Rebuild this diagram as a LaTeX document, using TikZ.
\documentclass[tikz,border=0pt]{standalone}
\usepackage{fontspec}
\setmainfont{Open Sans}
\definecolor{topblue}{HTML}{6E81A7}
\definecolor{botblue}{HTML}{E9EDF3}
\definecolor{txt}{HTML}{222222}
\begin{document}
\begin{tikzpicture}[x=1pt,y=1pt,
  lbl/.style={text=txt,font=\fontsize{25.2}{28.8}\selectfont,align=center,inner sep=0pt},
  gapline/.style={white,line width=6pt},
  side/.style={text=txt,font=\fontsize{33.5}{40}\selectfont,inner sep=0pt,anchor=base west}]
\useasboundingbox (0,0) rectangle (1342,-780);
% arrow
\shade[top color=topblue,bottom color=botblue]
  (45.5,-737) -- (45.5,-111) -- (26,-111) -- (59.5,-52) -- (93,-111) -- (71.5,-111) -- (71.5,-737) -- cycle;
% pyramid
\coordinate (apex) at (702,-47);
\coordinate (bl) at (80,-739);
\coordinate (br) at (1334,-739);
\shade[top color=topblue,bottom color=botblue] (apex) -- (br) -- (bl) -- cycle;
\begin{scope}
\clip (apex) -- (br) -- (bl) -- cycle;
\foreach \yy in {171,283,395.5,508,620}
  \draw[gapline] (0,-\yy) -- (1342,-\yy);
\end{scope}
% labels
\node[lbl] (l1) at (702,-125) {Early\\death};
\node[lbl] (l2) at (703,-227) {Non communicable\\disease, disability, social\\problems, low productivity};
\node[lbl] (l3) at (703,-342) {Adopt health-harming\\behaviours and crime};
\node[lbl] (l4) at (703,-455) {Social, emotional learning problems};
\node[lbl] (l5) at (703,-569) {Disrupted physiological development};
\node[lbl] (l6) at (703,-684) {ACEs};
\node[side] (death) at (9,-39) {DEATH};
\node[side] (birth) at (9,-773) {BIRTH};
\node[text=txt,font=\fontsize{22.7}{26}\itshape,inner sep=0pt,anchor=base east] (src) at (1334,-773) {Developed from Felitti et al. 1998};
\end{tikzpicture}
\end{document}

········

- **What to work on**:
Write out the listing once more, matching it exactly.

- **Answer to this task**:
Rebuild this diagram as a LaTeX document, using TikZ.
\documentclass[tikz,border=0pt]{standalone}
\usepackage{fontspec}
\setmainfont{Open Sans}
\definecolor{topblue}{HTML}{6E81A7}
\definecolor{botblue}{HTML}{E9EDF3}
\definecolor{txt}{HTML}{222222}
\begin{document}
\begin{tikzpicture}[x=1pt,y=1pt,
  lbl/.style={text=txt,font=\fontsize{25.2}{28.8}\selectfont,align=center,inner sep=0pt},
  gapline/.style={white,line width=6pt},
  side/.style={text=txt,font=\fontsize{33.5}{40}\selectfont,inner sep=0pt,anchor=base west}]
\useasboundingbox (0,0) rectangle (1342,-780);
% arrow
\shade[top color=topblue,bottom color=botblue]
  (45.5,-737) -- (45.5,-111) -- (26,-111) -- (59.5,-52) -- (93,-111) -- (71.5,-111) -- (71.5,-737) -- cycle;
% pyramid
\coordinate (apex) at (702,-47);
\coordinate (bl) at (80,-739);
\coordinate (br) at (1334,-739);
\shade[top color=topblue,bottom color=botblue] (apex) -- (br) -- (bl) -- cycle;
\begin{scope}
\clip (apex) -- (br) -- (bl) -- cycle;
\foreach \yy in {171,283,395.5,508,620}
  \draw[gapline] (0,-\yy) -- (1342,-\yy);
\end{scope}
% labels
\node[lbl] (l1) at (702,-125) {Early\\death};
\node[lbl] (l2) at (703,-227) {Non communicable\\disease, disability, social\\problems, low productivity};
\node[lbl] (l3) at (703,-342) {Adopt health-harming\\behaviours and crime};
\node[lbl] (l4) at (703,-455) {Social, emotional learning problems};
\node[lbl] (l5) at (703,-569) {Disrupted physiological development};
\node[lbl] (l6) at (703,-684) {ACEs};
\node[side] (death) at (9,-39) {DEATH};
\node[side] (birth) at (9,-773) {BIRTH};
\node[text=txt,font=\fontsize{22.7}{26}\itshape,inner sep=0pt,anchor=base east] (src) at (1334,-773) {Developed from Felitti et al. 1998};
\end{tikzpicture}
\end{document}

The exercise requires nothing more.